Generell kann man sicher gewisse Rückschlüsse von der Sprache auf das Weltbild der Sprecher (und umgekehrt) ziehen, wobei ja die Sapir-Whorf-Hypothese und die Aussagen zum Zeitgefühl der Hopi oder das Verhältnis der Eskimos Inuit zum Schnee mittlerweile relativert wurden. Mir fielen da spontan noch die Benennung der Verwandten im Türkischen und Arabischen ein, die sich ja mitunter stark von der bei uns üblichen unterscheidet, woraus man durchaus Rückschlüsse auf die Familienstrukturen ziehen könnte. Zahlreiche solcher Beispiele von Verknüpfungen zwischen sprachlichen und gedanklichen Konzepten verschiedener Sprachen/Sprecher hat u.a. Deutscher in „Through the Language Glass“ gesammelt.

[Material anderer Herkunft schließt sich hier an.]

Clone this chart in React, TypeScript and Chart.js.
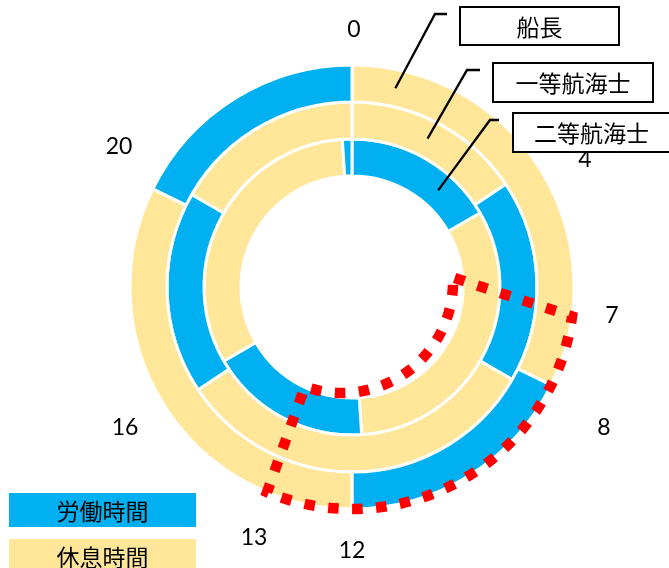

Im Bereich der Hilfsverben halte ich solche Interpretationen jedoch für relativ müßig. Nimm zum Beispiel die Tatsache, dass in einigen Sprachen die Verben „haben“ und „sein“ deutlich seltener gebraucht werden als im Deutschen und/oder dass sie in bestimmten Zeitformen (oder generell) nicht (mehr) existieren. Wie will man solche Phänomene interpretieren? Hat beispielsweise ein Hebräisch-, Arabisch- oder Russischsprecher ein gestörtes Verhältnis zu Besitz, weil er „ich habe“ in der Regel durch die Hilfskonstruktion „[es gibt] bei mir“ ( יש לי /yesh li, عندي /'indī bzw. у меня /u menja) umschreibt? Man müsste nun zweisprachig aufgewachsene Menschen fragen, ob sie in Muttersprache 1 (mit „haben“) ein anderes Empfinden für Besitz haben als in Muttersprache 2 (ohne „haben“). Aber ich wage das stark zu bezweifeln, da die allermeisten Menschen solche Formulierungen eigentlich gar nicht reflektieren.
Oder wüsstest Du spontan, was es über uns Deutsche aussagt, dass wir alle Wochentage haben können, während es in den meisten anderen Sprachen (die mir gerade durch den Kopf gehen) in der Regel ein bestimmter Tag ist?

Gruß,
Stefan

1 Like

Hallo auch,

Oder wüßtest Du spontan, was es über uns Deutsche aussagt,
daß wir alle Wochentage haben können, während es in den
meisten anderen Sprachen (die mir gerade durch den Kopf gehen)
in der Regel ein bestimmter Tag ist?

nö.

Danke für Deine Antwort, Stefan. ; )

Beste Grüße
Uwe

Hallo André,

danke auch Dir für diese mal wieder sehr aufklärende Antwort. ; )

Beste Grüße
Uwe

Hallo Pit,

Qu’est-ce qu’on fait demain? - Was machen wir morgen?

Zeit Gegenwart - Sinn Zukunft??? Das beißt sich doch.

Qu’est-ce qu’on va faire demain? Que ferons-nous demain?
Oder liege ich falsch?

Viele Grüße

Alexander

Moin,

Qu’est-ce qu’on fait demain? - Was machen wir morgen?

Zeit Gegenwart - Sinn Zukunft??? Das beißt sich doch.

Qu’est-ce qu’on va faire demain? Que ferons-nous demain?
Oder liege ich falsch?

Es ist im Französischen hier wie auch im Deutschen: oft wird die Zukunft gemeint, aber die Gegenwart benutzt. Das hat natürlich einen eher umgangssprachlichen Touch, du wirst es aber oft hören (lesen nicht so häufig).